━━━━━ Provided records ━━━━━

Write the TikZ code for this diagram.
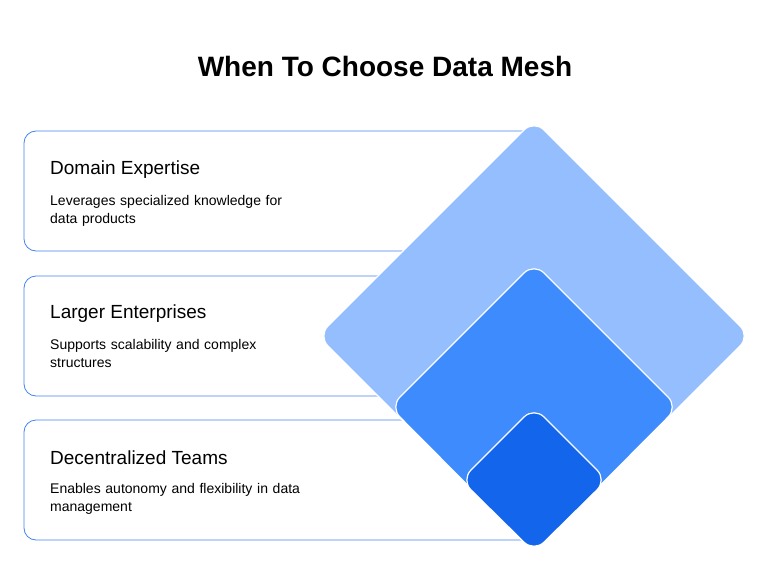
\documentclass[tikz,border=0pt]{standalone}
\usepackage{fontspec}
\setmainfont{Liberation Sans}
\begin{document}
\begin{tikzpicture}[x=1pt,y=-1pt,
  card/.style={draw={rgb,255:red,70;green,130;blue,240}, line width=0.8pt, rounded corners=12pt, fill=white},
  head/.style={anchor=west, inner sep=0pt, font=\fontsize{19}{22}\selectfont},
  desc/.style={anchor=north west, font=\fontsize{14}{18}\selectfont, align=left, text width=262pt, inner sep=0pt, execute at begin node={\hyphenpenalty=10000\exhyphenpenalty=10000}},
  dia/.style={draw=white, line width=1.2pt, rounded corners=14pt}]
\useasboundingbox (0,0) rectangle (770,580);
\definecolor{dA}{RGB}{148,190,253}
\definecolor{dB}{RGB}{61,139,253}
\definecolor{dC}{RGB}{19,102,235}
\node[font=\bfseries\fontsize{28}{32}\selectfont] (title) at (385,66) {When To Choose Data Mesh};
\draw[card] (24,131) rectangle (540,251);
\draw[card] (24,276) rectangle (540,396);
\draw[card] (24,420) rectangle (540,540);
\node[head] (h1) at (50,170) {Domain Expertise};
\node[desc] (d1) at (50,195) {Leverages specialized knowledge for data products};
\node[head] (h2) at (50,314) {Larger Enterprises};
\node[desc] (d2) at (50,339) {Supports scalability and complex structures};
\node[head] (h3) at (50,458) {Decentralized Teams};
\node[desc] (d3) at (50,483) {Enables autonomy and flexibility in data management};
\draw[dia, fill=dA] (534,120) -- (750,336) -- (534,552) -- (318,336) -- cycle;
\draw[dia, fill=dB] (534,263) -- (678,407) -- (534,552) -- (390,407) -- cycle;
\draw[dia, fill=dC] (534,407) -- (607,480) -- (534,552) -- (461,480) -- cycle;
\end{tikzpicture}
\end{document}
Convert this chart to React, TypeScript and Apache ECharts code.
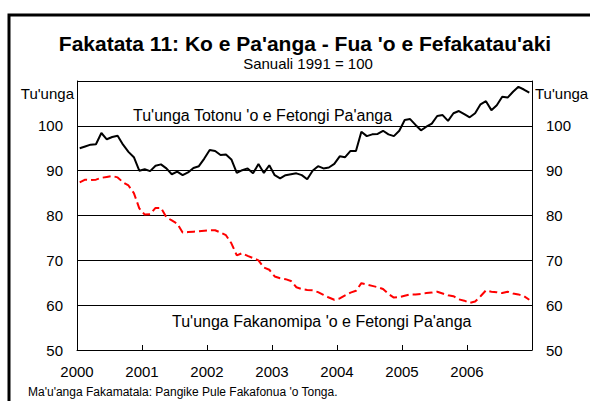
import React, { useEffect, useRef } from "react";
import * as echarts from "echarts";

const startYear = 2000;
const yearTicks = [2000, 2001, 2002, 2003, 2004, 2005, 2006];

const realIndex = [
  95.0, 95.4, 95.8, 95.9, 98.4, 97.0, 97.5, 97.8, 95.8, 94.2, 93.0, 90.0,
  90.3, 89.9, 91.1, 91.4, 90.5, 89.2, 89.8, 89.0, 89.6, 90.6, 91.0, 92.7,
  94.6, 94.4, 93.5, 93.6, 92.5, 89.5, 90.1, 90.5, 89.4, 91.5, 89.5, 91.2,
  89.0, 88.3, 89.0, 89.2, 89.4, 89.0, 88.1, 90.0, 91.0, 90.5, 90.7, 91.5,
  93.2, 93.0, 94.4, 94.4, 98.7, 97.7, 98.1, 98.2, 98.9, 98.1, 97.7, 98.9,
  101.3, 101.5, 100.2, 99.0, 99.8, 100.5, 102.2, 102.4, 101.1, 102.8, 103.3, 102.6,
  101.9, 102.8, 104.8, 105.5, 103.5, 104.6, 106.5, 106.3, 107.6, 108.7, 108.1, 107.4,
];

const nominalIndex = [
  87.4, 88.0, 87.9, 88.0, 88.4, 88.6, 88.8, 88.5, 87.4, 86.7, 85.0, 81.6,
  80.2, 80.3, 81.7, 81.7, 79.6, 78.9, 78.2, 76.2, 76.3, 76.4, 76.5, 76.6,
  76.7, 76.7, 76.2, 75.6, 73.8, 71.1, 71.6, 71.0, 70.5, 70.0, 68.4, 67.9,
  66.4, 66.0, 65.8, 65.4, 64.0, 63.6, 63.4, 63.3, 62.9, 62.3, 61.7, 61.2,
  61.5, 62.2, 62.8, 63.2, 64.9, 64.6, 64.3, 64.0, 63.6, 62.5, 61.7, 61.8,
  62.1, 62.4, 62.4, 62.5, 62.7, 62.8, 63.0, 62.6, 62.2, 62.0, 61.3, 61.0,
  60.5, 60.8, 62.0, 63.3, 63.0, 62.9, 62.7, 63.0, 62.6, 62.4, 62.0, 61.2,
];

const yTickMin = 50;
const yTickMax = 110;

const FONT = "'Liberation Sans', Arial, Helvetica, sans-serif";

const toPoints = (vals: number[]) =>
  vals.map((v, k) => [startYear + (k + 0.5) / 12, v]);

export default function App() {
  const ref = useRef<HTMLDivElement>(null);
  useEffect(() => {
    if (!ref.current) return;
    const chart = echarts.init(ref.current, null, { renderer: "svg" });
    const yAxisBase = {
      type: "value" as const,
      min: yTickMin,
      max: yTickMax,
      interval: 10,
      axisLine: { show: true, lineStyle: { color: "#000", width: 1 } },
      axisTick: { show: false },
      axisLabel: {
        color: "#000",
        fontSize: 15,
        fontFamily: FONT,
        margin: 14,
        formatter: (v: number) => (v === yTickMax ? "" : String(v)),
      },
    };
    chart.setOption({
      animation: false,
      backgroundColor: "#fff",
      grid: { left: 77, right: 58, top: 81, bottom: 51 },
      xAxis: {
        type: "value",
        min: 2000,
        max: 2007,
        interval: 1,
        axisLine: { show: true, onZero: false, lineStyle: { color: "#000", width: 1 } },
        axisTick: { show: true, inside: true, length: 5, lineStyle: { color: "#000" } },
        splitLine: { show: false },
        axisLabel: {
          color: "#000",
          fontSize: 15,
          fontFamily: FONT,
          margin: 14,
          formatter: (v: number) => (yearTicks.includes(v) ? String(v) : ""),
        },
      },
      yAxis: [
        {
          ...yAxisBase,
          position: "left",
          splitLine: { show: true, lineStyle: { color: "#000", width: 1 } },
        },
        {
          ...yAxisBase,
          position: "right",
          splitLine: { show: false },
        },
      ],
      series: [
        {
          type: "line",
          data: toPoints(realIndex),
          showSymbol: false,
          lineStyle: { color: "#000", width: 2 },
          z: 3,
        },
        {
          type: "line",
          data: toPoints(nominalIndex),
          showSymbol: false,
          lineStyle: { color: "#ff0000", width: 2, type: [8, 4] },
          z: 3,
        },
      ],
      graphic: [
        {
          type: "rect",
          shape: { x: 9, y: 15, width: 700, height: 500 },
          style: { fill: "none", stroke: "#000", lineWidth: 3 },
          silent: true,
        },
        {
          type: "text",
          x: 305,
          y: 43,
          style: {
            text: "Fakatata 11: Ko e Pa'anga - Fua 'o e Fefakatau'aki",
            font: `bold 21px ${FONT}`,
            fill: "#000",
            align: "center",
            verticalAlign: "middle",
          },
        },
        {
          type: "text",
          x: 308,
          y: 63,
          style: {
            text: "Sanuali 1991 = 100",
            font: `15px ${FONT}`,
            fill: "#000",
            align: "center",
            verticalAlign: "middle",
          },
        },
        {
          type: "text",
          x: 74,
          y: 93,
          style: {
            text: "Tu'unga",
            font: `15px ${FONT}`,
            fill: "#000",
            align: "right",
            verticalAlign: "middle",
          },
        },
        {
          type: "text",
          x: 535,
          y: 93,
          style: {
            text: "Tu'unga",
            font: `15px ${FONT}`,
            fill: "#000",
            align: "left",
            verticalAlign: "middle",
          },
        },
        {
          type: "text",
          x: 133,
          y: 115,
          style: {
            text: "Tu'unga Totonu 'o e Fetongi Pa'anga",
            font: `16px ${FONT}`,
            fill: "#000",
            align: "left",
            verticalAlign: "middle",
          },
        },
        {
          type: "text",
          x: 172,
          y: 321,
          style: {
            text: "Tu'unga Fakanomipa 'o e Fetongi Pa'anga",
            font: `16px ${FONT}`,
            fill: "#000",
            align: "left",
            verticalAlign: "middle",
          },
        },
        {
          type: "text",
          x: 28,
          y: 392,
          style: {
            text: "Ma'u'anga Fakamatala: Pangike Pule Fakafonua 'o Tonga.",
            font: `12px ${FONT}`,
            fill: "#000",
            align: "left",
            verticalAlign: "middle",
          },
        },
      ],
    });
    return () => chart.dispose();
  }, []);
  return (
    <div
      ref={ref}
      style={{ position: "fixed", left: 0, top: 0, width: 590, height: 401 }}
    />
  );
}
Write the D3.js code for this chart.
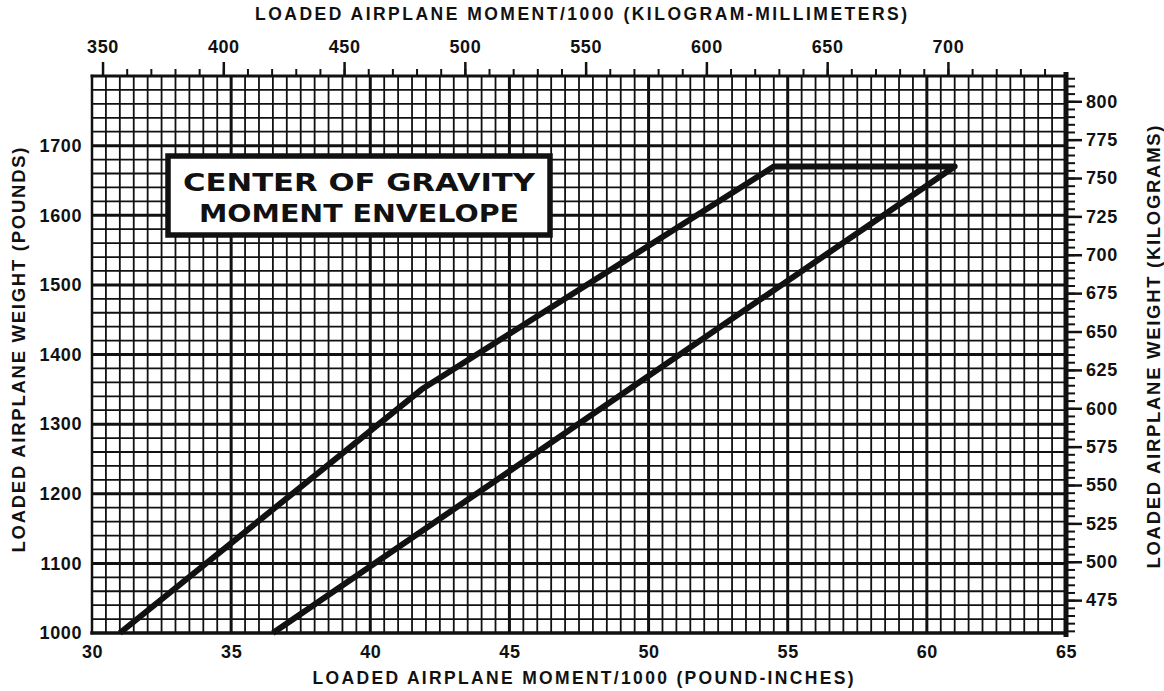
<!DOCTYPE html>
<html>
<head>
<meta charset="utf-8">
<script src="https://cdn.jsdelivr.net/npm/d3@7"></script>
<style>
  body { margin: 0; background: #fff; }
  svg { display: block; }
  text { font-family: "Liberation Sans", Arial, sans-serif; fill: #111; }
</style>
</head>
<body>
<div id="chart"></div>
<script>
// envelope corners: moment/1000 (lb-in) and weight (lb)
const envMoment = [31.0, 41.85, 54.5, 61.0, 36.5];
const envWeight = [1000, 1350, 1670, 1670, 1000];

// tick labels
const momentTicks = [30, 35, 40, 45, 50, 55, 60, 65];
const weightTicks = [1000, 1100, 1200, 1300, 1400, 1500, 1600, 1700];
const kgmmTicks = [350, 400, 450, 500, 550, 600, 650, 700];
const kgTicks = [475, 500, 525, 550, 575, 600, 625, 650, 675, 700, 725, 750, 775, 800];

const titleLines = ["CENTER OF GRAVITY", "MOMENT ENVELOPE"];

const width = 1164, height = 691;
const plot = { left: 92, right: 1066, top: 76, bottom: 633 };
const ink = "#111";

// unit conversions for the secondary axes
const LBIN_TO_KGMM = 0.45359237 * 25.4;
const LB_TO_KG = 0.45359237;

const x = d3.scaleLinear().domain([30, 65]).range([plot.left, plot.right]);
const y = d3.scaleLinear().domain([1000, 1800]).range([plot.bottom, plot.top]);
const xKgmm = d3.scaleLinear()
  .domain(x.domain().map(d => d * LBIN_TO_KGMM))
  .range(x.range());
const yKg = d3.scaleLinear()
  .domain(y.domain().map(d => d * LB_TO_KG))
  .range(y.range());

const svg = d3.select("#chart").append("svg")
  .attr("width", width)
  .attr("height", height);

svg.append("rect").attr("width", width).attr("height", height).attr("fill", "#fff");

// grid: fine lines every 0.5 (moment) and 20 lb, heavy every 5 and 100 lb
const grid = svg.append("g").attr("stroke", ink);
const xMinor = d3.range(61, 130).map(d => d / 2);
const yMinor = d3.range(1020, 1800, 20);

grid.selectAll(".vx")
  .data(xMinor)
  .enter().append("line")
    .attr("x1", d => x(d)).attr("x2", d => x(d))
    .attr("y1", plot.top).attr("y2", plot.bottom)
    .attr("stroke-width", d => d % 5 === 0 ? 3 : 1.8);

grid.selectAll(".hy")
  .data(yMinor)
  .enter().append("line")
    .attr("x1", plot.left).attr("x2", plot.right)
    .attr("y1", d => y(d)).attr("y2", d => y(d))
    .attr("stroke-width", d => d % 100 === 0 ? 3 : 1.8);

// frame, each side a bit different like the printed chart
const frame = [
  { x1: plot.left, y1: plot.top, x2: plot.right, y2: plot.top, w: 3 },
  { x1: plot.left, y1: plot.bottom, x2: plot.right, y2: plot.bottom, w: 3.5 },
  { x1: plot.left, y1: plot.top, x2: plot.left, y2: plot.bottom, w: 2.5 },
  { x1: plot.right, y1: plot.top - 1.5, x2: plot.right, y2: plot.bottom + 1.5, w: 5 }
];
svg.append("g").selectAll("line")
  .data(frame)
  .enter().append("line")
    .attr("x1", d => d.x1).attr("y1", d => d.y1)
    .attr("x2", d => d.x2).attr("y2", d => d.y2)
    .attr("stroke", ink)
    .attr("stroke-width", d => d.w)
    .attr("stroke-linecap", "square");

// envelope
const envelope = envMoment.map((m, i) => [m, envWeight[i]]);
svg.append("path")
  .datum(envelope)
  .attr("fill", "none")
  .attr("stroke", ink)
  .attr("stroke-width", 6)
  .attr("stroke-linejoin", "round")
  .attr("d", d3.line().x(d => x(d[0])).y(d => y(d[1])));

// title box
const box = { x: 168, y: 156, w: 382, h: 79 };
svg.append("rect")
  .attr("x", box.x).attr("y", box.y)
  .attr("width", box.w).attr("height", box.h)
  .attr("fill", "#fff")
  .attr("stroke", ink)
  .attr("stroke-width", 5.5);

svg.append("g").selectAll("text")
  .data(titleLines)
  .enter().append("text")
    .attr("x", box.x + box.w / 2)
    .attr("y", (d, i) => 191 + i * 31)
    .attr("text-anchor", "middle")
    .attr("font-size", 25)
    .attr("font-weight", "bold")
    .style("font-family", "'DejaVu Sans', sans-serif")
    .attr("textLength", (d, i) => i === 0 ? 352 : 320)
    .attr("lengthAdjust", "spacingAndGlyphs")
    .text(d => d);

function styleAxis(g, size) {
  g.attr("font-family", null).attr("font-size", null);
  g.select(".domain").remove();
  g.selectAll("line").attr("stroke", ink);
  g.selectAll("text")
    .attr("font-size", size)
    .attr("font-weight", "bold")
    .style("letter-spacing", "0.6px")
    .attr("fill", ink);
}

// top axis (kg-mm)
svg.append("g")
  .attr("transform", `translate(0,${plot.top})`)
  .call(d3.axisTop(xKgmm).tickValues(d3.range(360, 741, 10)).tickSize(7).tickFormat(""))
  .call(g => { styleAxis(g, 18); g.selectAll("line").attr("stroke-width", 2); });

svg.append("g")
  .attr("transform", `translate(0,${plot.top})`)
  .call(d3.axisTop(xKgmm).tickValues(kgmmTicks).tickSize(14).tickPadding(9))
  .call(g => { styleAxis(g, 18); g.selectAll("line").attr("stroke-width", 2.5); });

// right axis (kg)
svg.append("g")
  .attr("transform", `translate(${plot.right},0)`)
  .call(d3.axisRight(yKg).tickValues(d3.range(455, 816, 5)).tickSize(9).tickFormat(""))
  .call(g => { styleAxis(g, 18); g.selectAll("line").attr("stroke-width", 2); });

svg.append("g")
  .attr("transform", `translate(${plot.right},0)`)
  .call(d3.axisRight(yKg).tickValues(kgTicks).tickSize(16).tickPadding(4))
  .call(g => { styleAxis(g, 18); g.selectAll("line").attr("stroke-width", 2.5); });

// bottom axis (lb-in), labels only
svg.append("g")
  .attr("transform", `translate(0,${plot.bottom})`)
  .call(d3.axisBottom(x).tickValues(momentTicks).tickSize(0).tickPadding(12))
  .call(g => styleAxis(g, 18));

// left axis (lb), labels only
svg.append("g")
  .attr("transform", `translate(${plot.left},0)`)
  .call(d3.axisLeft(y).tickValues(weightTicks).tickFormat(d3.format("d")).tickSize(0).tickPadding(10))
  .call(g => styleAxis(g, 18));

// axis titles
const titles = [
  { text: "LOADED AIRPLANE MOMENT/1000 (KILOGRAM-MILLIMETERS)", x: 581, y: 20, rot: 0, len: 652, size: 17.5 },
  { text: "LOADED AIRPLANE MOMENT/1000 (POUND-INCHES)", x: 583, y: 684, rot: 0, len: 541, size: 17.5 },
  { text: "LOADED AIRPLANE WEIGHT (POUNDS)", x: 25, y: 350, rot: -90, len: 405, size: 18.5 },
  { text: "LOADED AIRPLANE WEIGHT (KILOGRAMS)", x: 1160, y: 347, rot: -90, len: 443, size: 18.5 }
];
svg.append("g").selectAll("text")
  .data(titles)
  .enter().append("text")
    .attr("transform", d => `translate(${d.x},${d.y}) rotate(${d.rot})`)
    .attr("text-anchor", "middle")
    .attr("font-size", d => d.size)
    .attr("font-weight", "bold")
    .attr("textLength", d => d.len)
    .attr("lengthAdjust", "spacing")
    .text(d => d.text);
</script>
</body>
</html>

━━━━━

Repeat, with no pictures, each line from the beginning of the data through the line containing "const yearTicks = [2000, 2001, 2002, 2003, 2004, 2005, 2006];", inclusive.

[Exercise response]
Write the TikZ code for this diagram.
\documentclass[tikz,border=0pt]{standalone}
\usepackage{fontspec}
\setmainfont{Liberation Sans}
\begin{document}
\begin{tikzpicture}[x=1pt,y=-1pt,
  card/.style={draw={rgb,255:red,70;green,130;blue,240}, line width=0.8pt, rounded corners=12pt, fill=white},
  head/.style={anchor=west, inner sep=0pt, font=\fontsize{19}{22}\selectfont},
  desc/.style={anchor=north west, font=\fontsize{14}{18}\selectfont, align=left, text width=262pt, inner sep=0pt, execute at begin node={\hyphenpenalty=10000\exhyphenpenalty=10000}},
  dia/.style={draw=white, line width=1.2pt, rounded corners=14pt}]
\useasboundingbox (0,0) rectangle (770,580);
\definecolor{dA}{RGB}{148,190,253}
\definecolor{dB}{RGB}{61,139,253}
\definecolor{dC}{RGB}{19,102,235}
\node[font=\bfseries\fontsize{28}{32}\selectfont] (title) at (385,66) {When To Choose Data Mesh};
\draw[card] (24,131) rectangle (540,251);
\draw[card] (24,276) rectangle (540,396);
\draw[card] (24,420) rectangle (540,540);
\node[head] (h1) at (50,170) {Domain Expertise};
\node[desc] (d1) at (50,195) {Leverages specialized knowledge for data products};
\node[head] (h2) at (50,314) {Larger Enterprises};
\node[desc] (d2) at (50,339) {Supports scalability and complex structures};
\node[head] (h3) at (50,458) {Decentralized Teams};
\node[desc] (d3) at (50,483) {Enables autonomy and flexibility in data management};
\draw[dia, fill=dA] (534,120) -- (750,336) -- (534,552) -- (318,336) -- cycle;
\draw[dia, fill=dB] (534,263) -- (678,407) -- (534,552) -- (390,407) -- cycle;
\draw[dia, fill=dC] (534,407) -- (607,480) -- (534,552) -- (461,480) -- cycle;
\end{tikzpicture}
\end{document}
Convert this chart to React, TypeScript and Apache ECharts code.
import React, { useEffect, useRef } from "react";
import * as echarts from "echarts";

const startYear = 2000;
const yearTicks = [2000, 2001, 2002, 2003, 2004, 2005, 2006];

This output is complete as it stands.